Thursday, April 16, 2009
Battle of Columbus, Georgia (Girard, Alabama)
Today is the 144th anniversary of the battle for Columbus, Georgia, an engagement fought on an Easter Sunday seven days after the surrender of Robert E. Lee in Virginia.
Variously known as the Battle of Columbus or Battle of Girard, the engagement was fought on both sides of the Chattahoochee River in both Girard (today's Phenix City), Alabama, and Columbus, Georgia. As a result, both sides of the river claim the battle and it has two names.
The battle was still developing while a second Union column attacked and captured Fort Tyler in the upriver town of West Point. As the fight at Fort Tyler was underway, Union forces advanced on Columbus and swept up to the west bank of the Chattahoochee in a rapid effort to take the Dillingham Street bridge.
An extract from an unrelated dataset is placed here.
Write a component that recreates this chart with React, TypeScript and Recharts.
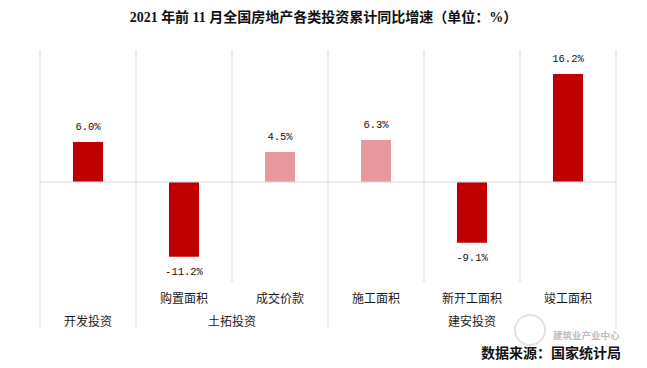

Confederate forces used turpentine and other flammables to fire the bridge, however, and the initial Federal advance fell back.
The Union commander, General James Wilson, then waited for additional reinforcements to come up before launching his second attack. The focus of the action shifted to the Summerville Road, which approached Columbus from the northwest. Southern troops occupied a series of positions there along a commanding ridge and prepared to dispute Wilson's advance.
Advancing as darkness fell, the Federals overran an advanced Confederate position and thought they had broken through the main Southern lines. Wilson ordered two companies of Missourians to move forward and seize the upper or 14th Street bridge. When the men advanced, however, they ran headlong into the main Confederate positions.
A swirling night battle developed as Confederate artillery and musket fire swept down the slopes from forts and breastworks on each side of the Summerville Road and a Southern battery planted directly in the road opened fire on the Union advance. The Federals charged again, breaking through the line along the road and capturing nearby forts. They pushed rapidly toward the upper bridge.
Southern troops had positioned two cannon to fire directly across the bridge and also had prepared for to fire the span as the Union troops approached, but the attacking Federals became mixed in with the retreating Confederates and the gunners held their fire rather than slaughter their own men as the mass of humanity made its way across the bridge.
The fighting moved across the bridge to the city itself, but quickly came to an end. The Federals had won the day and awaiting them in Columbus was one of the largest hauls of military hardware and industrial capacity seized during the entire war.